Raw records —
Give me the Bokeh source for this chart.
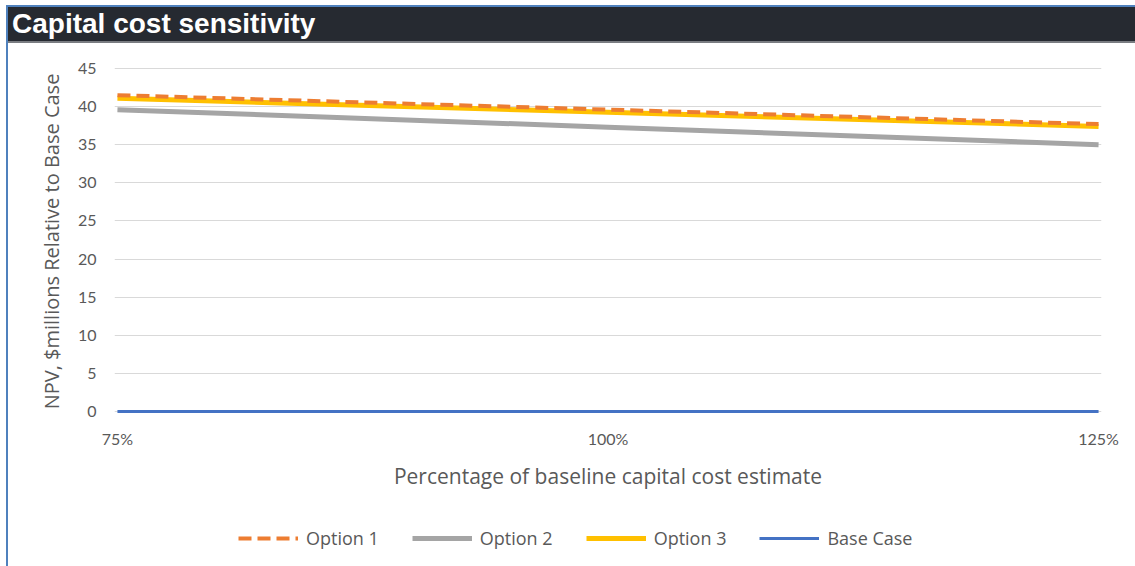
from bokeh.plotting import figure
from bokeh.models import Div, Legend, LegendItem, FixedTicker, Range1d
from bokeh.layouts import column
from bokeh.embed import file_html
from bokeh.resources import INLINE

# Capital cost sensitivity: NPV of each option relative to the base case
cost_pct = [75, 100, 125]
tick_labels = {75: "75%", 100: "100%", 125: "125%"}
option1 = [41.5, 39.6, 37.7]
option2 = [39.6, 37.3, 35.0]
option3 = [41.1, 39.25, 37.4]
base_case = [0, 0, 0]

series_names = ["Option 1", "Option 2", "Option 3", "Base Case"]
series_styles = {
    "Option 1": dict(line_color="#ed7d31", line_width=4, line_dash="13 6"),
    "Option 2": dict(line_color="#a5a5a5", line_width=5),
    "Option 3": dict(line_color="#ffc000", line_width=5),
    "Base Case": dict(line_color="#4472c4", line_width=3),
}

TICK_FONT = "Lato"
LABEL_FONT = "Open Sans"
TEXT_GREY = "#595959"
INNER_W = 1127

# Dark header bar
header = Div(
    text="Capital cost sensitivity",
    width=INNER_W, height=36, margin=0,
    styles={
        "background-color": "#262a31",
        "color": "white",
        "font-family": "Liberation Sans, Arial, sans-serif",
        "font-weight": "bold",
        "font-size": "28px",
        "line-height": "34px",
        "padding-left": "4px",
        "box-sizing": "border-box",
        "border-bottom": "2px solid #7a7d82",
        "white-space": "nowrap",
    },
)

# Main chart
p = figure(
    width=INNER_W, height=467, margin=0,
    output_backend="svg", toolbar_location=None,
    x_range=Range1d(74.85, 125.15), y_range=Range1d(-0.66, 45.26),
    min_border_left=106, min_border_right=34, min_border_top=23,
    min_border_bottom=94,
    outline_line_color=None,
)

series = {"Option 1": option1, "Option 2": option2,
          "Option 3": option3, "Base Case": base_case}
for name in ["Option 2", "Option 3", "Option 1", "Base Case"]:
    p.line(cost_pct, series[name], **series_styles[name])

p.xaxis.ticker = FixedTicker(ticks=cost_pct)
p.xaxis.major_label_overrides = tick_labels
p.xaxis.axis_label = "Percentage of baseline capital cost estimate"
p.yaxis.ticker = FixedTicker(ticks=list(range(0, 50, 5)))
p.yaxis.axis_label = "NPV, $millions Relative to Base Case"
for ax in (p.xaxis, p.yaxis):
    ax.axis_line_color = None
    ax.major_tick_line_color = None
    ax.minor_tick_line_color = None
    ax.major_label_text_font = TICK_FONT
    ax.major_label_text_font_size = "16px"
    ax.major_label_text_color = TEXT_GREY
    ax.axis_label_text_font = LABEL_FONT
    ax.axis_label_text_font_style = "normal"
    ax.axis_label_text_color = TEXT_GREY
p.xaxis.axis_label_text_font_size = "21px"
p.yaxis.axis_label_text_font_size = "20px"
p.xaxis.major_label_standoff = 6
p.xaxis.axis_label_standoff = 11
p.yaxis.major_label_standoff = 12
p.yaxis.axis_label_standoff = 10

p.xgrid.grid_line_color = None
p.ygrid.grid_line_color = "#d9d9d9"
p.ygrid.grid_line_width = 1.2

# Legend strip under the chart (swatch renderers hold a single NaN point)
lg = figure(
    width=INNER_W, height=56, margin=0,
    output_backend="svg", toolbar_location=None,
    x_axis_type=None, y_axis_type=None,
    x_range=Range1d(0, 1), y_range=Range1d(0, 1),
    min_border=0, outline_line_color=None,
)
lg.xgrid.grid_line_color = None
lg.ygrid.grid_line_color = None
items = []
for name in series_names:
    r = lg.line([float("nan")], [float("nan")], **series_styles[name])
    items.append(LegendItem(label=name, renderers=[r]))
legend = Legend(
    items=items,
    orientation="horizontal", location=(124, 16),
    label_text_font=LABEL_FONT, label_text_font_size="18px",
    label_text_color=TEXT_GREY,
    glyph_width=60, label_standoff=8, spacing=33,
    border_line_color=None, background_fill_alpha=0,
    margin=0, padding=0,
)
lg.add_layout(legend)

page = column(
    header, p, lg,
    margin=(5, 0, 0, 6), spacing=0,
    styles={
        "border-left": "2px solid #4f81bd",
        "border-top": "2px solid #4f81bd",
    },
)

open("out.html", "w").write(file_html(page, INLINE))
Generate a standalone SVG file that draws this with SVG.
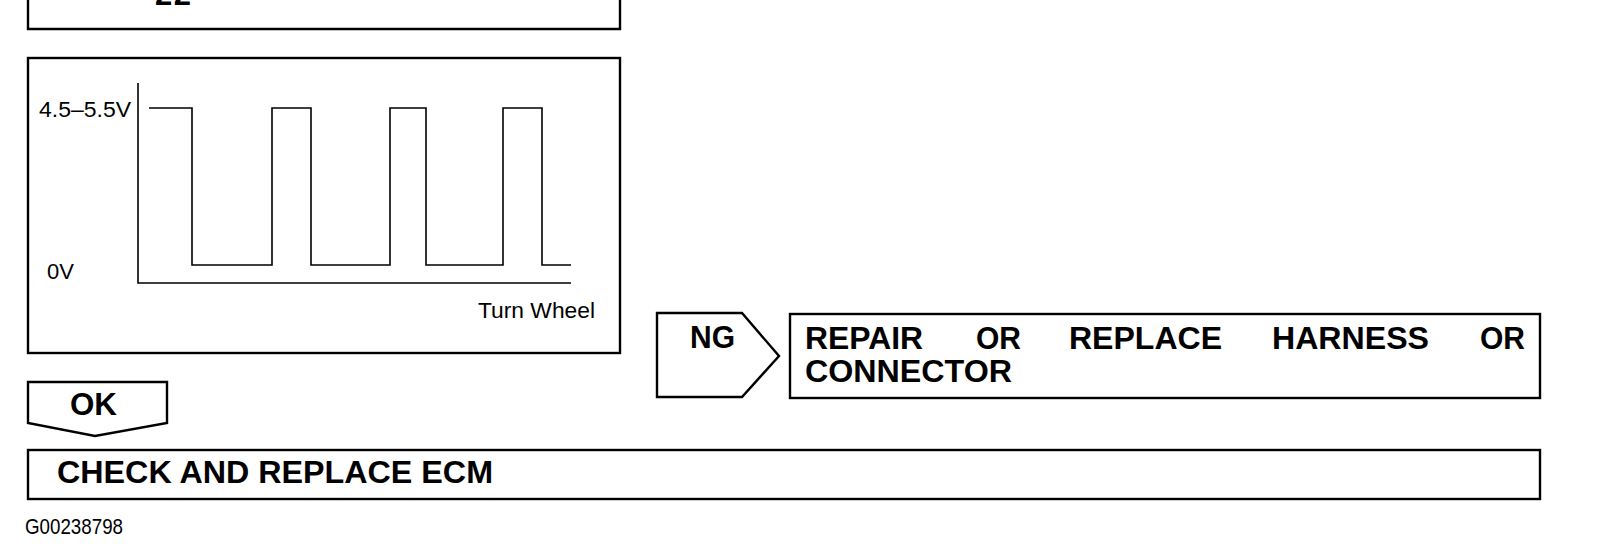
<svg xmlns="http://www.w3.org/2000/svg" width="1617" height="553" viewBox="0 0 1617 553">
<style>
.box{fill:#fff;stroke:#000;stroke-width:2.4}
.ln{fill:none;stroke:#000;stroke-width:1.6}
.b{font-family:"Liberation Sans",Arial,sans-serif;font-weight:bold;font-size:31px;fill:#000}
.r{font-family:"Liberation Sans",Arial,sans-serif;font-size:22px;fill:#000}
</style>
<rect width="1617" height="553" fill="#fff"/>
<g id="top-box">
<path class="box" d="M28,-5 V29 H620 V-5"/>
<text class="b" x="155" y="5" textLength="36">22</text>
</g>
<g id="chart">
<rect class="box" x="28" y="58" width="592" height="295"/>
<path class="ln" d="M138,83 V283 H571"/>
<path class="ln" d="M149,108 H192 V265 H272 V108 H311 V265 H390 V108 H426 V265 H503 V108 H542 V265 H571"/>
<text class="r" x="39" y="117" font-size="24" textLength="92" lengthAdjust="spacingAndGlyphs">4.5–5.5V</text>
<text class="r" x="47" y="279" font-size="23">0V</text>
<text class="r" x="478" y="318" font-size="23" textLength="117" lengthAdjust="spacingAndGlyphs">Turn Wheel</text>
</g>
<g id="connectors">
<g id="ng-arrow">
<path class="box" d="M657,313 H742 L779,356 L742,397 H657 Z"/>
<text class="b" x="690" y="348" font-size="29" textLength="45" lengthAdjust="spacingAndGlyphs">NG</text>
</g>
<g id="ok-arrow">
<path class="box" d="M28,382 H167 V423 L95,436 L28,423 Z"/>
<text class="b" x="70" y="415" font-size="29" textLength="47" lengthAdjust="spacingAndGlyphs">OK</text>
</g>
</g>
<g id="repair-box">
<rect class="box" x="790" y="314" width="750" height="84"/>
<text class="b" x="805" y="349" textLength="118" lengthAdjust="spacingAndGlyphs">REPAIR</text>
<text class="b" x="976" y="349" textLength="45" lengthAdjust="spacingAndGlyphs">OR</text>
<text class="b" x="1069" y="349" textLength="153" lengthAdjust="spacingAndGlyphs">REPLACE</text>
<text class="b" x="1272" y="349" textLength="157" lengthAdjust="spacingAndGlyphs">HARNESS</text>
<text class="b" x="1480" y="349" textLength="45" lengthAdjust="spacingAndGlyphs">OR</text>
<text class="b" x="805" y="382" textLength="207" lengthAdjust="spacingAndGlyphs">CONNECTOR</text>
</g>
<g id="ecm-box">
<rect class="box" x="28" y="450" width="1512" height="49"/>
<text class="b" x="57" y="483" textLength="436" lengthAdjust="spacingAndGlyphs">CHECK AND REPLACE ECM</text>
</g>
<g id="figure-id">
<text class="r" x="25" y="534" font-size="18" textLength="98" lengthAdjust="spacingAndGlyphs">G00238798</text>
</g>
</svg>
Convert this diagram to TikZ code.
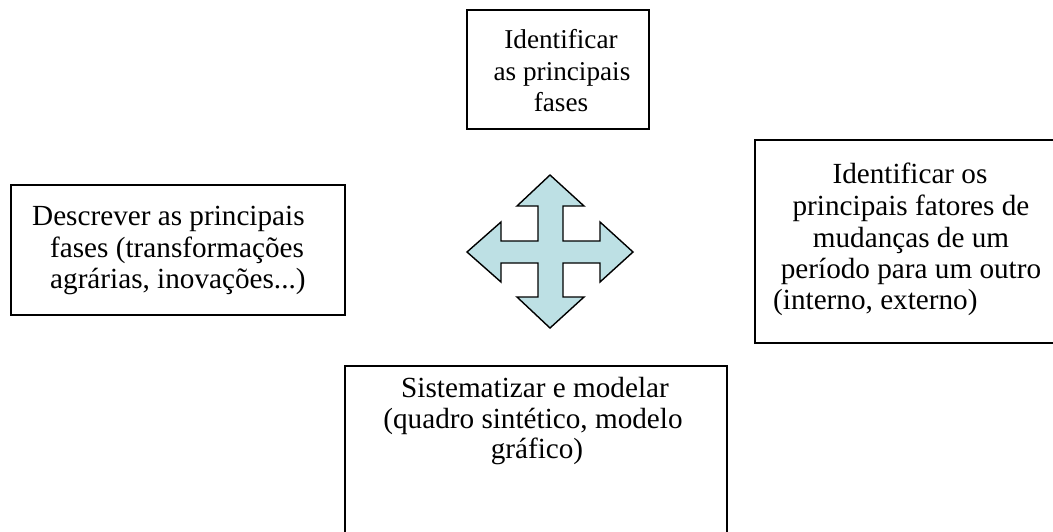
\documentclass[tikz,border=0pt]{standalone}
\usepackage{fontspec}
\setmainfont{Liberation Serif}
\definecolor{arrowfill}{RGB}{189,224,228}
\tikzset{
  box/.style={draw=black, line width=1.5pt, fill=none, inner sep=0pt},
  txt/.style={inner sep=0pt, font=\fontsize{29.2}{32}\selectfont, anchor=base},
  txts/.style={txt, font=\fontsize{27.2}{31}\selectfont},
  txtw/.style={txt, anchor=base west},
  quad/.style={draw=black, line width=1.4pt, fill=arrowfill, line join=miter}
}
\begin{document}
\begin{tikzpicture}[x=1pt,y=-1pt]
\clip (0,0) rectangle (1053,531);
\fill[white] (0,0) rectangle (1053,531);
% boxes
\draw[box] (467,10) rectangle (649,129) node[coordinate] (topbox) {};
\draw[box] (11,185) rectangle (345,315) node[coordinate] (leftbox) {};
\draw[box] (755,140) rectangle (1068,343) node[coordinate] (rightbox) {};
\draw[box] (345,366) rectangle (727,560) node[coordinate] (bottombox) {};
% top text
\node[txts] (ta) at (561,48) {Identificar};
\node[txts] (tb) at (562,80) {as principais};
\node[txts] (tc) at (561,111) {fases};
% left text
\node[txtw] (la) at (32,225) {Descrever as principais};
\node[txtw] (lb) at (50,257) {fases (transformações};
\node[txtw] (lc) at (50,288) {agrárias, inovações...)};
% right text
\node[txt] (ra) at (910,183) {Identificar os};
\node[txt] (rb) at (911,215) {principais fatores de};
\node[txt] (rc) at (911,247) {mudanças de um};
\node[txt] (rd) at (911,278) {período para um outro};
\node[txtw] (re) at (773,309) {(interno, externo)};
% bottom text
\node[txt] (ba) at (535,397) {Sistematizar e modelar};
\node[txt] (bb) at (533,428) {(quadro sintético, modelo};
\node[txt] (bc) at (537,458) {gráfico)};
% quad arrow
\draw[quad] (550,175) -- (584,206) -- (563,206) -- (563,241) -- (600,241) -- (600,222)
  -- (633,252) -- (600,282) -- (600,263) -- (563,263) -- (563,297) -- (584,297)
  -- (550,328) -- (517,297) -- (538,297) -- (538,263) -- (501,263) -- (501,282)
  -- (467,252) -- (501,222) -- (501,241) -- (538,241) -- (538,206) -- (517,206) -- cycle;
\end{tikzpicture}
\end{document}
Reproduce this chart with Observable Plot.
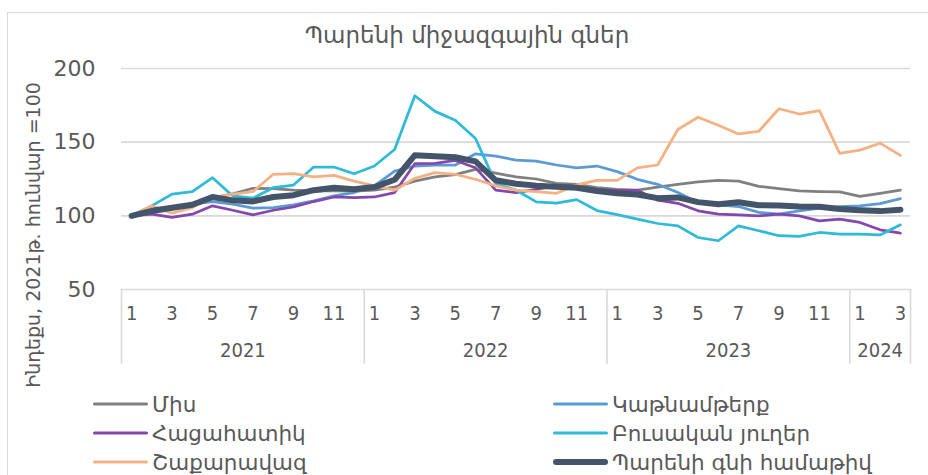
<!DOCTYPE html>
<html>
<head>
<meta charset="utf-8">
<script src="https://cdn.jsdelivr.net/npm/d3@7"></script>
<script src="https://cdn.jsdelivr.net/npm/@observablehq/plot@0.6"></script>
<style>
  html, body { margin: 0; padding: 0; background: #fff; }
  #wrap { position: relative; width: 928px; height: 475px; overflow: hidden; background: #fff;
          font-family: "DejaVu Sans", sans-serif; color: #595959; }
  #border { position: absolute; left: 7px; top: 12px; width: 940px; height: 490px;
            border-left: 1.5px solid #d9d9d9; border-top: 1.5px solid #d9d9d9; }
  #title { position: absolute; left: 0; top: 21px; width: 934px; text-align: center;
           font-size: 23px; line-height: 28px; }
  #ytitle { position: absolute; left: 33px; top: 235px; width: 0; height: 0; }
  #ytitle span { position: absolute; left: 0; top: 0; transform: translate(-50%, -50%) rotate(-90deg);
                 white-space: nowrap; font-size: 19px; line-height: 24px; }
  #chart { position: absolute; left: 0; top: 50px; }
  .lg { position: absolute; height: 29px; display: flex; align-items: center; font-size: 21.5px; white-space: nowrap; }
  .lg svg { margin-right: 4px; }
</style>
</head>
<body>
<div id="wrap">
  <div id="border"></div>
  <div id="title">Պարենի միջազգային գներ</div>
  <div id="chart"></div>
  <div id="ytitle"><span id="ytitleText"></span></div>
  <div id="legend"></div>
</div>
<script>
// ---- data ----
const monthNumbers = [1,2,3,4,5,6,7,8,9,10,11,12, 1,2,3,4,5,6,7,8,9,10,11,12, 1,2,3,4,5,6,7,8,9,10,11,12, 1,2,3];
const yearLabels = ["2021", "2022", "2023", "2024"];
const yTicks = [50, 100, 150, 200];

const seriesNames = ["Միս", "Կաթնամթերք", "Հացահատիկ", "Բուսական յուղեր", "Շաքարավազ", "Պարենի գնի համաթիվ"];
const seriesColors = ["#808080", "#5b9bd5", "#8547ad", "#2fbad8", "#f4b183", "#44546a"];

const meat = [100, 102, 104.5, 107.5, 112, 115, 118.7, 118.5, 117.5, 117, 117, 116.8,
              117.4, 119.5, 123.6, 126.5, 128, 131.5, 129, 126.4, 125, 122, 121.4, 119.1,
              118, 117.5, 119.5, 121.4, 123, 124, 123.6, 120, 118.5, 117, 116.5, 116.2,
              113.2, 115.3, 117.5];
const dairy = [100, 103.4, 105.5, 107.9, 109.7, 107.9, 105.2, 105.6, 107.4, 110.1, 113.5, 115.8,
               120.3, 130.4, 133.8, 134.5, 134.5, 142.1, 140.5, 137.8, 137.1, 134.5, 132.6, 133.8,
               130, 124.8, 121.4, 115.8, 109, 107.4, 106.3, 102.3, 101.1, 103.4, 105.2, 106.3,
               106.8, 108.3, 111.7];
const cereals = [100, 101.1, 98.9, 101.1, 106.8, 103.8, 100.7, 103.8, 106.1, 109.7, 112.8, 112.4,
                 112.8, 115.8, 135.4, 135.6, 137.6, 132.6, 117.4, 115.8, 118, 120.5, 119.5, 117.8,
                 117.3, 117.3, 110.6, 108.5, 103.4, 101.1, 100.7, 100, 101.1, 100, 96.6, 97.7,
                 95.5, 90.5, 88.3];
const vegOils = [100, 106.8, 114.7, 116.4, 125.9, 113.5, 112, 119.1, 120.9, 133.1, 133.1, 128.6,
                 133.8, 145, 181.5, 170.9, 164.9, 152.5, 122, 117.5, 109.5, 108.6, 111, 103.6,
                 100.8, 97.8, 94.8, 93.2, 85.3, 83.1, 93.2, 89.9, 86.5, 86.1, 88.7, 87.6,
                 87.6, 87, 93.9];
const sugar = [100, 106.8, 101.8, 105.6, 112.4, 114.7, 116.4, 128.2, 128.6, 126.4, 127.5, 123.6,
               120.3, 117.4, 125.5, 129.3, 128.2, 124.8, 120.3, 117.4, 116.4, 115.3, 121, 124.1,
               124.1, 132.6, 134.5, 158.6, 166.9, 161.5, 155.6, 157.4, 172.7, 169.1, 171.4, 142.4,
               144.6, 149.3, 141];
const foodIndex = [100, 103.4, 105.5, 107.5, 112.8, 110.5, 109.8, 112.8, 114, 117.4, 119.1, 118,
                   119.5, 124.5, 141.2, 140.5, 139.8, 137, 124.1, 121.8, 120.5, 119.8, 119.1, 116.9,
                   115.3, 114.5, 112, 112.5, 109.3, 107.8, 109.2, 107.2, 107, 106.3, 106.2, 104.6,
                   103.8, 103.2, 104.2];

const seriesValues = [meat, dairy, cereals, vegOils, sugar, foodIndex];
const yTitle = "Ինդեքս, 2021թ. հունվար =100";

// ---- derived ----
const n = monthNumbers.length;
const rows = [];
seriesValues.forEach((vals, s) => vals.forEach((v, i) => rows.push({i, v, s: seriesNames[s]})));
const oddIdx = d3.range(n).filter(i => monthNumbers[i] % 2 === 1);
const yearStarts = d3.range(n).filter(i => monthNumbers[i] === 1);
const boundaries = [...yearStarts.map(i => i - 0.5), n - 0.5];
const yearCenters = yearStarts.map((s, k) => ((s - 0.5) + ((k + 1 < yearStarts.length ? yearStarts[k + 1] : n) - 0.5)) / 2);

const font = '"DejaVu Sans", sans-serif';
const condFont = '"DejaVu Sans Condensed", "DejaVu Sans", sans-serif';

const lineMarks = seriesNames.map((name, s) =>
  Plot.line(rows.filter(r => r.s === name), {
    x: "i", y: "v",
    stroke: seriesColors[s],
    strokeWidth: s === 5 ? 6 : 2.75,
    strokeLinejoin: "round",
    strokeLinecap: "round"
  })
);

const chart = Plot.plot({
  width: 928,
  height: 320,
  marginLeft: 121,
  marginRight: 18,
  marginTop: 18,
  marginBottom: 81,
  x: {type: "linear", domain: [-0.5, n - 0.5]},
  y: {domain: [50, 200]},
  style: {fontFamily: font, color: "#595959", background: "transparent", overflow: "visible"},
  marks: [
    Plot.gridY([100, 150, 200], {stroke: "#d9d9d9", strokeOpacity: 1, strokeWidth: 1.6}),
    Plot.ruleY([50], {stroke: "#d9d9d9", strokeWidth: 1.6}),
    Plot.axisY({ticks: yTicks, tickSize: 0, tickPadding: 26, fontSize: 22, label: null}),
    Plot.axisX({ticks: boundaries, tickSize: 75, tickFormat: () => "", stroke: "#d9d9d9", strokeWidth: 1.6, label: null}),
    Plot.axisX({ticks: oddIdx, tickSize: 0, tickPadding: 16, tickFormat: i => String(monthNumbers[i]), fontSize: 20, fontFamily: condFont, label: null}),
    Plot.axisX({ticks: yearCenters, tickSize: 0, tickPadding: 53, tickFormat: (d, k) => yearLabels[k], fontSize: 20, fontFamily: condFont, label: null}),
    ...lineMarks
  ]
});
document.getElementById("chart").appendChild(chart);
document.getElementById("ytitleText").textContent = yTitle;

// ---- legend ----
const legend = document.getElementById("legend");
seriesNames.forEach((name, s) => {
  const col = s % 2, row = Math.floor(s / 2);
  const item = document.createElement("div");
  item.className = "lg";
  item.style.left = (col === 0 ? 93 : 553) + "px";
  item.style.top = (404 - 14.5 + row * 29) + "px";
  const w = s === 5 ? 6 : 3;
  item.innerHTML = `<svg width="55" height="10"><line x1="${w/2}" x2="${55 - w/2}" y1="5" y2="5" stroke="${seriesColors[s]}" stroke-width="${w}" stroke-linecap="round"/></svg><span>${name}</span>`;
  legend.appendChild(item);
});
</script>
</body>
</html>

Your goal — Starting at the first line of the entries, restate word for word everything through the line that holds "INNER_W = 1127", both ends included, but omit any pictures.

Complete output —
Give me the Bokeh source for this chart.
from bokeh.plotting import figure
from bokeh.models import Div, Legend, LegendItem, FixedTicker, Range1d
from bokeh.layouts import column
from bokeh.embed import file_html
from bokeh.resources import INLINE

# Capital cost sensitivity: NPV of each option relative to the base case
cost_pct = [75, 100, 125]
tick_labels = {75: "75%", 100: "100%", 125: "125%"}
option1 = [41.5, 39.6, 37.7]
option2 = [39.6, 37.3, 35.0]
option3 = [41.1, 39.25, 37.4]
base_case = [0, 0, 0]

series_names = ["Option 1", "Option 2", "Option 3", "Base Case"]
series_styles = {
    "Option 1": dict(line_color="#ed7d31", line_width=4, line_dash="13 6"),
    "Option 2": dict(line_color="#a5a5a5", line_width=5),
    "Option 3": dict(line_color="#ffc000", line_width=5),
    "Base Case": dict(line_color="#4472c4", line_width=3),
}

TICK_FONT = "Lato"
LABEL_FONT = "Open Sans"
TEXT_GREY = "#595959"
INNER_W = 1127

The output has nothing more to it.